Directions:
The records that follow are to be transcribed in full, without their images.

* start Provided records *

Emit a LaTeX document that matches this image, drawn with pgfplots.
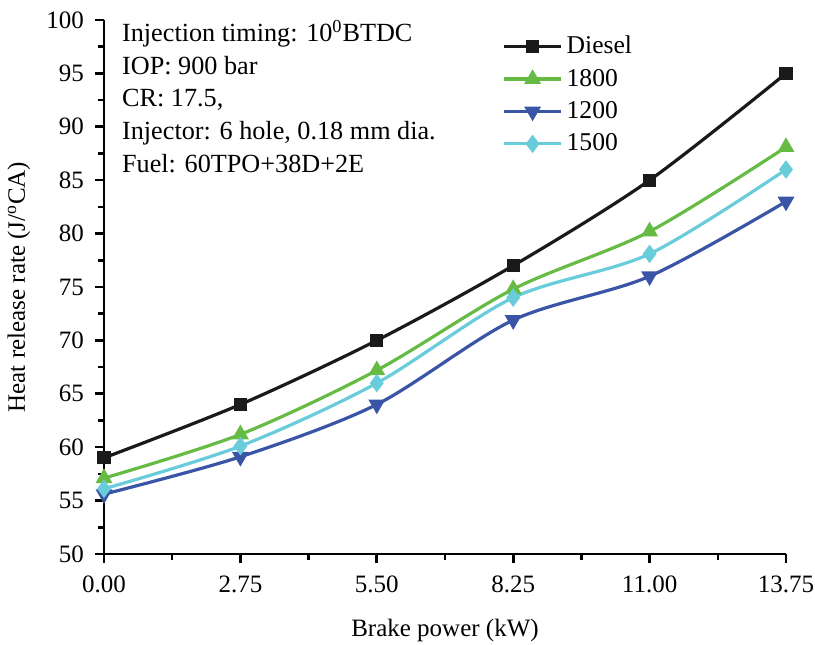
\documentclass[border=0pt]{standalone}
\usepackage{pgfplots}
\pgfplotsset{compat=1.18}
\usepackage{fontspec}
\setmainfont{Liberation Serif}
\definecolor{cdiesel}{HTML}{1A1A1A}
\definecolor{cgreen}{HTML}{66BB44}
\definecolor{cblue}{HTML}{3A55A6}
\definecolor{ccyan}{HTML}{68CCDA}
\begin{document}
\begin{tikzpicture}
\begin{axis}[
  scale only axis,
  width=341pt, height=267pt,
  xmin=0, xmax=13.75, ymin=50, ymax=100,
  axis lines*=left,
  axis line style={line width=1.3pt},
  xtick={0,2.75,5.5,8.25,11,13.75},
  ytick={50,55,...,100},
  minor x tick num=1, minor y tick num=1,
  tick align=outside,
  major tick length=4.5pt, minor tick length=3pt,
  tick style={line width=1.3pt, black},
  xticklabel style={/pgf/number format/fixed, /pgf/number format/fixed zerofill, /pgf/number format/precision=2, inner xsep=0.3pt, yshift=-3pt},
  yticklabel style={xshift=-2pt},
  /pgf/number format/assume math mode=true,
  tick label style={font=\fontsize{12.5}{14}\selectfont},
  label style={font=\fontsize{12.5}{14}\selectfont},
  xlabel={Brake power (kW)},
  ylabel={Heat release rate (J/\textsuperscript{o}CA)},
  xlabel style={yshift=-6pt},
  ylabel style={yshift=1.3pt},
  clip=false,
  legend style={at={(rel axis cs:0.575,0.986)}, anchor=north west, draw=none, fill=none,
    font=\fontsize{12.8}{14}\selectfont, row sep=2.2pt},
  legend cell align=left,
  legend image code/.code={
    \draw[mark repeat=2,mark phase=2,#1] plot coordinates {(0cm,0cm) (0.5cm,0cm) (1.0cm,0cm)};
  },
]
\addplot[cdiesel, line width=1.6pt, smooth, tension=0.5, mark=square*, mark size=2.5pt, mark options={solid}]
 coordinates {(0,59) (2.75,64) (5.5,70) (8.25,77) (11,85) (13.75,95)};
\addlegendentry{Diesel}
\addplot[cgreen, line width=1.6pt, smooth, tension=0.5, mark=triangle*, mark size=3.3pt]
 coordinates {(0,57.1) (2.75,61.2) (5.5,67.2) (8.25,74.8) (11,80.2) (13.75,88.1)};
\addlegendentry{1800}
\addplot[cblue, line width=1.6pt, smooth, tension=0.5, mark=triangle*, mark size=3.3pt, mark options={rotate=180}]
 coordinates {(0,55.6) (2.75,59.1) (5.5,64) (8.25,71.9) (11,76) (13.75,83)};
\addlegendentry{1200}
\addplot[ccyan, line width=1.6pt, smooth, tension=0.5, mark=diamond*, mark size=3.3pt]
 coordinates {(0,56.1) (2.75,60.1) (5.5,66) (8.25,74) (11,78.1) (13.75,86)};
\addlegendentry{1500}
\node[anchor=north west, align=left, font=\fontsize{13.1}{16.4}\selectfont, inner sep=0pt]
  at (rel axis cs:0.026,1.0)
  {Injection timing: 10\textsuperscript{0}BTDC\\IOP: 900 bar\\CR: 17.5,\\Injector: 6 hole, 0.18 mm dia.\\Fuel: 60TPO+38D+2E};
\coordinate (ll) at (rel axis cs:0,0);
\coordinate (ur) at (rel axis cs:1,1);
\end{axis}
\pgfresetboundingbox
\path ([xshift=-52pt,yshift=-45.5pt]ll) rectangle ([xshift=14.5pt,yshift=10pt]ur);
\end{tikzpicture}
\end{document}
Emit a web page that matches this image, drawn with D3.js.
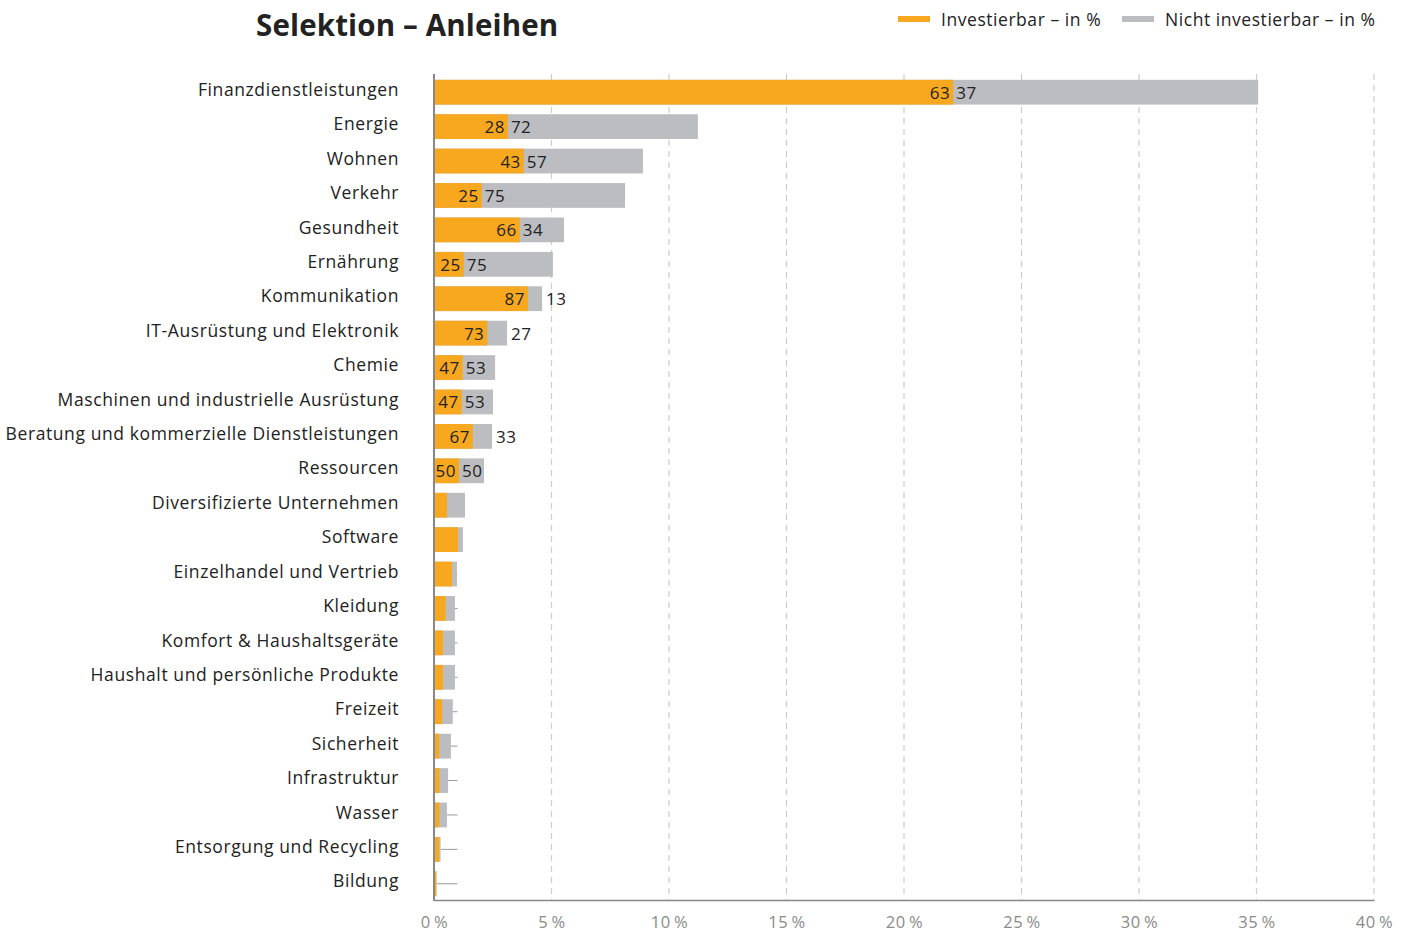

* end Provided records *

Task answer:
Emit a LaTeX document that matches this image, drawn with pgfplots.
\documentclass[border=0pt]{standalone}
\usepackage{pgfplots}
\pgfplotsset{compat=1.18}
\usepackage{fontspec}
\setmainfont{Liberation Serif}
\definecolor{cdiesel}{HTML}{1A1A1A}
\definecolor{cgreen}{HTML}{66BB44}
\definecolor{cblue}{HTML}{3A55A6}
\definecolor{ccyan}{HTML}{68CCDA}
\begin{document}
\begin{tikzpicture}
\begin{axis}[
  scale only axis,
  width=341pt, height=267pt,
  xmin=0, xmax=13.75, ymin=50, ymax=100,
  axis lines*=left,
  axis line style={line width=1.3pt},
  xtick={0,2.75,5.5,8.25,11,13.75},
  ytick={50,55,...,100},
  minor x tick num=1, minor y tick num=1,
  tick align=outside,
  major tick length=4.5pt, minor tick length=3pt,
  tick style={line width=1.3pt, black},
  xticklabel style={/pgf/number format/fixed, /pgf/number format/fixed zerofill, /pgf/number format/precision=2, inner xsep=0.3pt, yshift=-3pt},
  yticklabel style={xshift=-2pt},
  /pgf/number format/assume math mode=true,
  tick label style={font=\fontsize{12.5}{14}\selectfont},
  label style={font=\fontsize{12.5}{14}\selectfont},
  xlabel={Brake power (kW)},
  ylabel={Heat release rate (J/\textsuperscript{o}CA)},
  xlabel style={yshift=-6pt},
  ylabel style={yshift=1.3pt},
  clip=false,
  legend style={at={(rel axis cs:0.575,0.986)}, anchor=north west, draw=none, fill=none,
    font=\fontsize{12.8}{14}\selectfont, row sep=2.2pt},
  legend cell align=left,
  legend image code/.code={
    \draw[mark repeat=2,mark phase=2,#1] plot coordinates {(0cm,0cm) (0.5cm,0cm) (1.0cm,0cm)};
  },
]
\addplot[cdiesel, line width=1.6pt, smooth, tension=0.5, mark=square*, mark size=2.5pt, mark options={solid}]
 coordinates {(0,59) (2.75,64) (5.5,70) (8.25,77) (11,85) (13.75,95)};
\addlegendentry{Diesel}
\addplot[cgreen, line width=1.6pt, smooth, tension=0.5, mark=triangle*, mark size=3.3pt]
 coordinates {(0,57.1) (2.75,61.2) (5.5,67.2) (8.25,74.8) (11,80.2) (13.75,88.1)};
\addlegendentry{1800}
\addplot[cblue, line width=1.6pt, smooth, tension=0.5, mark=triangle*, mark size=3.3pt, mark options={rotate=180}]
 coordinates {(0,55.6) (2.75,59.1) (5.5,64) (8.25,71.9) (11,76) (13.75,83)};
\addlegendentry{1200}
\addplot[ccyan, line width=1.6pt, smooth, tension=0.5, mark=diamond*, mark size=3.3pt]
 coordinates {(0,56.1) (2.75,60.1) (5.5,66) (8.25,74) (11,78.1) (13.75,86)};
\addlegendentry{1500}
\node[anchor=north west, align=left, font=\fontsize{13.1}{16.4}\selectfont, inner sep=0pt]
  at (rel axis cs:0.026,1.0)
  {Injection timing: 10\textsuperscript{0}BTDC\\IOP: 900 bar\\CR: 17.5,\\Injector: 6 hole, 0.18 mm dia.\\Fuel: 60TPO+38D+2E};
\coordinate (ll) at (rel axis cs:0,0);
\coordinate (ur) at (rel axis cs:1,1);
\end{axis}
\pgfresetboundingbox
\path ([xshift=-52pt,yshift=-45.5pt]ll) rectangle ([xshift=14.5pt,yshift=10pt]ur);
\end{tikzpicture}
\end{document}
Emit a web page that matches this image, drawn with D3.js.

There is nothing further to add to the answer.